It’s no secret that when you shop at your Co-op, you are shopping at a local store. A store staffed, managed, and governed by local residents, with about 34,000 local people actively invested in keeping this local business rooted in our community. Did you also know that your dollar can actually generate more money in the community when you shop local? It’s true. When you keep your money here, in the community, that money gets spent again by the local community. This is called the local multiplier effect, and it’s why organizations like National Cooperative Grocer (of which your Co-op is a member) have researched our collective multiplier power and determined that for every $1 we spend as shoppers at grocery co-ops, we put $1.60 back into the local economy.

How Money Multiplies When Spent Locally

Spending your money locally is an efficient way to sustain your local economy. According to Time, buying local “enhances the ‘velocity’ of money.” When your money is kept close and paid to your neighbors, and then your neighbors’ neighbors, then “more people have had the benefit of the money and what it has purchased for them.” The idea is that when you keep the money circulating locally, your community can remain more resilient and self-sustaining even when we face economic downturns.
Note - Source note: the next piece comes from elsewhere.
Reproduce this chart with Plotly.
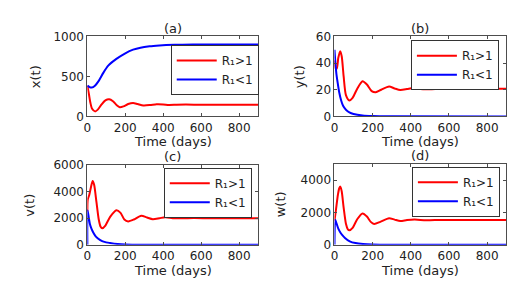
import plotly.graph_objects as go

# ---- data ----
ta_red = [0, 8, 16, 25, 40, 55, 75, 95, 115, 135, 155, 171, 190, 215, 241, 265, 295, 330, 365, 400, 430, 470, 520, 600, 700, 800, 900]
xa_red = [385, 280, 170, 95, 63, 85, 150, 200, 214, 190, 140, 115, 125, 155, 168, 155, 138, 142, 152, 150, 143, 146, 148, 146, 146, 146, 146]
ta_blue = [0, 10, 23, 40, 60, 84, 110, 153, 200, 241, 280, 328, 380, 415, 500, 600, 900]
xa_blue = [385, 368, 361, 385, 445, 545, 635, 720, 790, 835, 860, 877, 888, 893, 898, 900, 900]

tb_red = [0, 6, 12, 20, 30, 38, 48, 60, 78, 95, 120, 147, 170, 195, 216, 245, 286, 315, 345, 380, 410, 450, 500, 560, 650, 750, 900]
yb_red = [42, 36, 36, 44, 49, 45, 30, 16, 12, 14, 21, 26.4, 24, 19, 18.1, 20, 22.4, 21, 19.8, 20.5, 21.3, 20.5, 20.4, 20.8, 20.6, 20.7, 20.7]
tb_blue = [0, 5, 10, 17, 25, 35, 45, 60, 78, 100, 147, 200, 300, 900]
yb_blue = [50, 40, 32, 25, 18, 12, 8, 5, 3, 1.8, 0.7, 0.3, 0.1, 0]

tc_red = [0, 2, 10, 20, 28, 36, 48, 60, 70, 78, 95, 120, 153, 175, 195, 215, 245, 284, 315, 345, 380, 410, 450, 500, 560, 650, 900]
vc_red = [2500, 3400, 3750, 4400, 4800, 4500, 3200, 1900, 1350, 1240, 1450, 2100, 2595, 2400, 1900, 1760, 1900, 2190, 2050, 1930, 2000, 2070, 2000, 1990, 2010, 2000, 2000]
tc_blue = [0, 1, 8, 14, 22, 31, 45, 66, 90, 119, 160, 200, 300, 900]
vc_blue = [0, 2600, 2000, 1520, 1200, 930, 620, 380, 220, 140, 60, 25, 5, 0]

td_red = [0, 8, 18, 25, 31, 38, 48, 60, 70, 78, 95, 120, 147, 170, 190, 208, 240, 286, 315, 345, 380, 420, 480, 560, 650, 900]
wd_red = [1500, 2200, 3100, 3500, 3600, 3300, 2300, 1300, 960, 900, 1050, 1600, 1940, 1750, 1420, 1290, 1420, 1650, 1560, 1470, 1530, 1560, 1520, 1540, 1530, 1530]
td_blue = [0, 4, 10, 20, 30, 40, 55, 80, 110, 150, 200, 300, 900]
wd_blue = [0, 1550, 1350, 1000, 780, 620, 430, 220, 110, 50, 20, 5, 0]

x_ticks = [0, 200, 400, 600, 800]
panels = [
    dict(t_r=ta_red, v_r=xa_red, t_b=ta_blue, v_b=xa_blue, yr=[0, 1000], yt=[0, 500, 1000], ylab="x(t)", title="(a)"),
    dict(t_r=tb_red, v_r=yb_red, t_b=tb_blue, v_b=yb_blue, yr=[0, 60], yt=[0, 20, 40, 60], ylab="y(t)", title="(b)"),
    dict(t_r=tc_red, v_r=vc_red, t_b=tc_blue, v_b=vc_blue, yr=[0, 6000], yt=[0, 2000, 4000, 6000], ylab="v(t)", title="(c)"),
    dict(t_r=td_red, v_r=wd_red, t_b=td_blue, v_b=wd_blue, yr=[0, 5000], yt=[0, 2000, 4000], ylab="w(t)", title="(d)"),
]

W, H = 530, 288
# pixel boxes of plot areas: (left, right, top, bottom)
boxes = [(84, 256, 31, 115), (333, 506, 31, 115), (84, 256, 166, 250), (333, 506, 165, 250)]
legpos = [(168, 40), (410, 35), (161, 169), (411, 168)]
ylabx = [32, 298, 26, 279]
timey = [141, 141, 277, 277]

fig = go.Figure()
font = "DejaVu Sans, Arial, sans-serif"
axcol = "#4d4d4d"
layout = dict(width=W, height=H, margin=dict(l=0, r=0, t=0, b=0),
              paper_bgcolor="white", plot_bgcolor="white", showlegend=True,
              font=dict(family=font, size=12, color="#222"))
annotations = []
for i, p in enumerate(panels):
    k = i + 1
    xa = "x" if k == 1 else f"x{k}"
    ya = "y" if k == 1 else f"y{k}"
    lg = "legend" if k == 1 else f"legend{k}"
    fig.add_trace(go.Scatter(x=p["t_r"], y=p["v_r"], mode="lines", name="R₁>1",
                             line=dict(color="#ff0000", width=2, shape="spline", smoothing=0.7),
                             xaxis=xa, yaxis=ya, legend=lg))
    fig.add_trace(go.Scatter(x=p["t_b"], y=p["v_b"], mode="lines", name="R₁<1",
                             line=dict(color="#0000ff", width=2, shape="spline", smoothing=0.7),
                             xaxis=xa, yaxis=ya, legend=lg))
    l, r, t, b = boxes[i]
    axkw = dict(showline=True, linecolor=axcol, linewidth=1, mirror="ticks", ticks="inside",
                ticklen=3, tickcolor=axcol, showgrid=False, zeroline=False,
                tickfont=dict(family=font, size=12, color="#222"))
    layout["xaxis" if k == 1 else f"xaxis{k}"] = dict(
        domain=[l / W, r / W], range=[0, 900], tickvals=x_ticks, anchor=ya, **axkw)
    layout["yaxis" if k == 1 else f"yaxis{k}"] = dict(
        domain=[(H - b) / H, (H - t) / H], range=p["yr"], tickvals=p["yt"], anchor=xa, **axkw)
    lx, ly = legpos[i]
    layout[lg] = dict(x=lx / W, y=(H - ly) / H, xanchor="left", yanchor="top",
                      bgcolor="white", bordercolor="#333", borderwidth=1,
                      font=dict(family=font, size=12, color="#222"), itemwidth=40,
                      tracegroupgap=0)
    annotations.append(dict(text=p["title"], x=(l + r) / 2 / W, y=(H - t + 8.5) / H, xref="paper", yref="paper",
                            xanchor="center", yanchor="middle", showarrow=False,
                            font=dict(family=font, size=13, color="#222")))
    annotations.append(dict(text=p["ylab"], x=ylabx[i] / W, y=(H - (t + b) / 2) / H, xref="paper", yref="paper",
                            xanchor="center", yanchor="middle", showarrow=False, textangle=-90,
                            font=dict(family=font, size=13, color="#222")))
    annotations.append(dict(text="Time (days)", x=(l + r) / 2 / W, y=(H - timey[i]) / H, xref="paper", yref="paper",
                            xanchor="center", yanchor="middle", showarrow=False,
                            font=dict(family=font, size=13, color="#222")))
layout["annotations"] = annotations
fig.update_layout(**layout)
fig.write_html("out.html", config={"displayModeBar": False},
               post_script="document.body.style.margin='0';document.body.style.padding='0';")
The American Independent Business Alliance (or AMBIA), says “going local creates more local wealth and jobs” three ways: by direct impact, when local businesses spend locally to generate inventory, pay utilities, purchase equipment and pay employees; by indirect impact, when that money is spent with other local partner businesses and then recirculated; and by induced impact, when that money spent with other local businesses and used to pay local people and then spent in the local economy. Essentially, the more we spend locally, the more our community can spend money with each other.

How We Spend Your Money Locally

We’ve previously reported that when you spend $20 at your Co-op on local goods, nearly 100% of your money stays in our local community (compared to 12% of that money leaving our community to pay shareholders and corporate executives when you buy local products at a national retailer). From that $20, $12.80 goes directly to thelocal producer, $5 pays your local Co-op employees’ wages and benefits, $0.40 provides for local charitable giving, local sponsorships, local promotions and the Access Discount Program, and $1.80 pays for occupancy and operational costs. Nationally, grocery co-ops create 40% more jobs per square foot, donate 69% more income and purchase 58% more locally than stores using the traditional corporate shareholder model. When you shop your Co-op, you make a major local economic difference.

Support Local Entrepreneur, Shop the Retail Ready Lab

Without a doubt, your Co-op is more likely to purchase and provide goods from a local producer when we can, and because we are accustomed to working within the small business supply chain, we are primed to support our local entrepreneurs. The Association for Enterprise Opportunity (AEO), a member organization that supports microbusiness (which is typically how entrepreneurs are defined, since many have less than five employees), microbusinesses “forge paths to job stability and self-sufficiency,” and “if one in three Main Street microbusinesses hired a single employee, the United States would be at full employment.” When you shop local, and select products from our small and newer producers, you are not only multiplying the impact of your dollar, and providing the ability for your Co-op to sustain jobs, you are also potentially creating new jobs by supporting our region’s many local entrepreneurs. Some of these entrepreneurs, according to AEO, may “lack the capital to launch larger-scale enterprises, such as people of color and women, especially women heads of household. Strategies to promote a flourishing microbusiness sector can provide essential avenues to success for such groups. In this way, microbusinesses can not only have a beneficial impact on our economy, but can increase inclusiveness and equality in that economy too.”

That is why, when you are shopping local at your Co-op, we strongly suggest you check out the new Retail Ready Lab, which offers small local vendors a chance to test out selling their products in our stores for a limited time. Then, we and those vendors review your feedback together and learn what needs to happen in order to successfully launch their products in the retail setting. As mentioned in the Retail Ready Lab section of this month’s Reader, this month we feature Cress Spring Body Care from Blue Mounds, and Nami Chips from Viroqua (both products produced by women). You can sample and also buy their products at the Retail Ready Lab displays in all three of our stores. Then, write your feedback on the paper provided in stores, or send us your feedback online at willystreet.coop/retail-ready-lab. We are so excited to offer this program to the many local entrepreneurs providing goods for you in our area, and we look forward to seeing how our program supports their economic growth.

Thank You For Multiplying Your Local Impact!

Whether it’s by shopping your Co-op, choosing local products, participating in the Retail Ready Lab, giving to Community Shares of Wisconsin through Community CHIP or supporting the Double Dollars Fund through cash donations and reusing bags (which helps those using FoodShare/QUEST also contribute to the local economy and multiply their effect at both the Co-op and local farmers’ markets), you are keeping your cash local and circulating local. That makes each and every dollar of yours a powerful contributor to your community. We are proud to celebrate Eat Local Month with you again this September, and we appreciate that you help our local producers, local employees, local entrepreneurs and your many neighbors thrive.